Pictures aside, quote the whole listing exactly.

Dataset extract:
◇ ◇ ◇ ◇ ◇ ◇ ◇

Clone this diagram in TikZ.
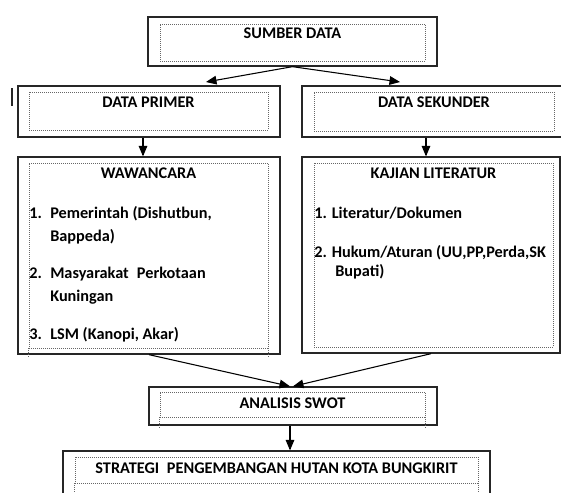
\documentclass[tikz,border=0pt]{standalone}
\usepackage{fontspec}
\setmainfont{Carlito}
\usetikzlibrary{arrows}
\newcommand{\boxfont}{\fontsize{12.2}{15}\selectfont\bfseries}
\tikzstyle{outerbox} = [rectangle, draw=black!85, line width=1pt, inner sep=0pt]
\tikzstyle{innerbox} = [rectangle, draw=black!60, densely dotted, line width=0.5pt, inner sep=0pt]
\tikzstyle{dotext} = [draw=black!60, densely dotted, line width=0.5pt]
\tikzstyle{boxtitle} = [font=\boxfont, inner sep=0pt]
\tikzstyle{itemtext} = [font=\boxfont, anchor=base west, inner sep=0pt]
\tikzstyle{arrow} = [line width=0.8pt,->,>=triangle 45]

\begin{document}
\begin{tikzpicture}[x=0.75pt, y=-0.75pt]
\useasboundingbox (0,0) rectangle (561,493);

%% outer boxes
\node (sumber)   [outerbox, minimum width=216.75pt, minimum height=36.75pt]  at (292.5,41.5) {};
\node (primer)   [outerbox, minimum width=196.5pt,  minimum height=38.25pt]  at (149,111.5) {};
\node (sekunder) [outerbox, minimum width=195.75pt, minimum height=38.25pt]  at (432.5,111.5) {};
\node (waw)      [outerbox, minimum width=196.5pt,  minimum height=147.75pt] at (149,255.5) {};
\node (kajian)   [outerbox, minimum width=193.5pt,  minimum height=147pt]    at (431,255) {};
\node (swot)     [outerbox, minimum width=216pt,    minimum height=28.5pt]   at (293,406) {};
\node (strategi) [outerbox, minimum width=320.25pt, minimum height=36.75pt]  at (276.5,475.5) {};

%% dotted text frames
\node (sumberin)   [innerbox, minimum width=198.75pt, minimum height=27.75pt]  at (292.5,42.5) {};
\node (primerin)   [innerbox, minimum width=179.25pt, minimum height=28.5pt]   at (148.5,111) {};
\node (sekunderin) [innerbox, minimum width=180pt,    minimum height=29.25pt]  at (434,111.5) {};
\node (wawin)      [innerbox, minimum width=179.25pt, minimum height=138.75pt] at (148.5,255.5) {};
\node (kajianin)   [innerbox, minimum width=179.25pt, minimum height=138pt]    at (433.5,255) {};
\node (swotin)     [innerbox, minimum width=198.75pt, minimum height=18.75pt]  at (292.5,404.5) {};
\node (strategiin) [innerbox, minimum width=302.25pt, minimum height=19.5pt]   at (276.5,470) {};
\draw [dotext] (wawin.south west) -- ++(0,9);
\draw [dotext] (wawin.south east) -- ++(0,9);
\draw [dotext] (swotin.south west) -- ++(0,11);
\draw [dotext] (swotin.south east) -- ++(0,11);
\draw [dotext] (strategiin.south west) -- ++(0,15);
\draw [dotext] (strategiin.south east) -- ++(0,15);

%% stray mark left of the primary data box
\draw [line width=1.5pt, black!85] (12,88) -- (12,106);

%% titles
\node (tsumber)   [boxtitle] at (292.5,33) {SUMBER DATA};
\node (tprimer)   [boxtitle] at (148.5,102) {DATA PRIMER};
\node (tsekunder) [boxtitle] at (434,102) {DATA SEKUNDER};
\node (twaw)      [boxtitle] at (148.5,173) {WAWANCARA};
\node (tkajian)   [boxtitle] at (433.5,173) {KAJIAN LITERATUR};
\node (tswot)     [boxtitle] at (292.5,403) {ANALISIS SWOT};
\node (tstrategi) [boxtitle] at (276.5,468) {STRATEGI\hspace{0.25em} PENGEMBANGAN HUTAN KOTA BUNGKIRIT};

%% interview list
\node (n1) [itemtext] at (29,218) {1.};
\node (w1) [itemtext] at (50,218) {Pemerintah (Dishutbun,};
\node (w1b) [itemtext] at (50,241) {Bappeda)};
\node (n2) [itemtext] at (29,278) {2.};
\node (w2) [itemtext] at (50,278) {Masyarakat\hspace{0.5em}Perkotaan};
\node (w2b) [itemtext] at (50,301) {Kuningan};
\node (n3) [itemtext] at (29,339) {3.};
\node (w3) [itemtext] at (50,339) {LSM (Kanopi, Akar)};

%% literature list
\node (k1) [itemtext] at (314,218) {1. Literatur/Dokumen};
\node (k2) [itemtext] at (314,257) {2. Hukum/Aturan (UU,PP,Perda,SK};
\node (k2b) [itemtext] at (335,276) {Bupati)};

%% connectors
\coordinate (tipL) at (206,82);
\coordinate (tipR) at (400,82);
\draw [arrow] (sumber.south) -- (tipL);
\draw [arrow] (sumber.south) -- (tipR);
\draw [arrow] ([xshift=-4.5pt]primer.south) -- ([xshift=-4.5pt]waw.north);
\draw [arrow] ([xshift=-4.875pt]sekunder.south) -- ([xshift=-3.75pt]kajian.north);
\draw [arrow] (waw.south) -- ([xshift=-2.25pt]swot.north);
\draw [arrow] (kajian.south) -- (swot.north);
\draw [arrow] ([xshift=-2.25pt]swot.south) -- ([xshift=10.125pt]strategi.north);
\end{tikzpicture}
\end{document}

◇ ◇ ◇ ◇ ◇ ◇ ◇

Answer in full:
Clone this diagram in TikZ.
\documentclass[tikz,border=0pt]{standalone}
\usepackage{fontspec}
\setmainfont{Carlito}
\usetikzlibrary{arrows}
\newcommand{\boxfont}{\fontsize{12.2}{15}\selectfont\bfseries}
\tikzstyle{outerbox} = [rectangle, draw=black!85, line width=1pt, inner sep=0pt]
\tikzstyle{innerbox} = [rectangle, draw=black!60, densely dotted, line width=0.5pt, inner sep=0pt]
\tikzstyle{dotext} = [draw=black!60, densely dotted, line width=0.5pt]
\tikzstyle{boxtitle} = [font=\boxfont, inner sep=0pt]
\tikzstyle{itemtext} = [font=\boxfont, anchor=base west, inner sep=0pt]
\tikzstyle{arrow} = [line width=0.8pt,->,>=triangle 45]

\begin{document}
\begin{tikzpicture}[x=0.75pt, y=-0.75pt]
\useasboundingbox (0,0) rectangle (561,493);

%% outer boxes
\node (sumber)   [outerbox, minimum width=216.75pt, minimum height=36.75pt]  at (292.5,41.5) {};
\node (primer)   [outerbox, minimum width=196.5pt,  minimum height=38.25pt]  at (149,111.5) {};
\node (sekunder) [outerbox, minimum width=195.75pt, minimum height=38.25pt]  at (432.5,111.5) {};
\node (waw)      [outerbox, minimum width=196.5pt,  minimum height=147.75pt] at (149,255.5) {};
\node (kajian)   [outerbox, minimum width=193.5pt,  minimum height=147pt]    at (431,255) {};
\node (swot)     [outerbox, minimum width=216pt,    minimum height=28.5pt]   at (293,406) {};
\node (strategi) [outerbox, minimum width=320.25pt, minimum height=36.75pt]  at (276.5,475.5) {};

%% dotted text frames
\node (sumberin)   [innerbox, minimum width=198.75pt, minimum height=27.75pt]  at (292.5,42.5) {};
\node (primerin)   [innerbox, minimum width=179.25pt, minimum height=28.5pt]   at (148.5,111) {};
\node (sekunderin) [innerbox, minimum width=180pt,    minimum height=29.25pt]  at (434,111.5) {};
\node (wawin)      [innerbox, minimum width=179.25pt, minimum height=138.75pt] at (148.5,255.5) {};
\node (kajianin)   [innerbox, minimum width=179.25pt, minimum height=138pt]    at (433.5,255) {};
\node (swotin)     [innerbox, minimum width=198.75pt, minimum height=18.75pt]  at (292.5,404.5) {};
\node (strategiin) [innerbox, minimum width=302.25pt, minimum height=19.5pt]   at (276.5,470) {};
\draw [dotext] (wawin.south west) -- ++(0,9);
\draw [dotext] (wawin.south east) -- ++(0,9);
\draw [dotext] (swotin.south west) -- ++(0,11);
\draw [dotext] (swotin.south east) -- ++(0,11);
\draw [dotext] (strategiin.south west) -- ++(0,15);
\draw [dotext] (strategiin.south east) -- ++(0,15);

%% stray mark left of the primary data box
\draw [line width=1.5pt, black!85] (12,88) -- (12,106);

%% titles
\node (tsumber)   [boxtitle] at (292.5,33) {SUMBER DATA};
\node (tprimer)   [boxtitle] at (148.5,102) {DATA PRIMER};
\node (tsekunder) [boxtitle] at (434,102) {DATA SEKUNDER};
\node (twaw)      [boxtitle] at (148.5,173) {WAWANCARA};
\node (tkajian)   [boxtitle] at (433.5,173) {KAJIAN LITERATUR};
\node (tswot)     [boxtitle] at (292.5,403) {ANALISIS SWOT};
\node (tstrategi) [boxtitle] at (276.5,468) {STRATEGI\hspace{0.25em} PENGEMBANGAN HUTAN KOTA BUNGKIRIT};

%% interview list
\node (n1) [itemtext] at (29,218) {1.};
\node (w1) [itemtext] at (50,218) {Pemerintah (Dishutbun,};
\node (w1b) [itemtext] at (50,241) {Bappeda)};
\node (n2) [itemtext] at (29,278) {2.};
\node (w2) [itemtext] at (50,278) {Masyarakat\hspace{0.5em}Perkotaan};
\node (w2b) [itemtext] at (50,301) {Kuningan};
\node (n3) [itemtext] at (29,339) {3.};
\node (w3) [itemtext] at (50,339) {LSM (Kanopi, Akar)};

%% literature list
\node (k1) [itemtext] at (314,218) {1. Literatur/Dokumen};
\node (k2) [itemtext] at (314,257) {2. Hukum/Aturan (UU,PP,Perda,SK};
\node (k2b) [itemtext] at (335,276) {Bupati)};

%% connectors
\coordinate (tipL) at (206,82);
\coordinate (tipR) at (400,82);
\draw [arrow] (sumber.south) -- (tipL);
\draw [arrow] (sumber.south) -- (tipR);
\draw [arrow] ([xshift=-4.5pt]primer.south) -- ([xshift=-4.5pt]waw.north);
\draw [arrow] ([xshift=-4.875pt]sekunder.south) -- ([xshift=-3.75pt]kajian.north);
\draw [arrow] (waw.south) -- ([xshift=-2.25pt]swot.north);
\draw [arrow] (kajian.south) -- (swot.north);
\draw [arrow] ([xshift=-2.25pt]swot.south) -- ([xshift=10.125pt]strategi.north);
\end{tikzpicture}
\end{document}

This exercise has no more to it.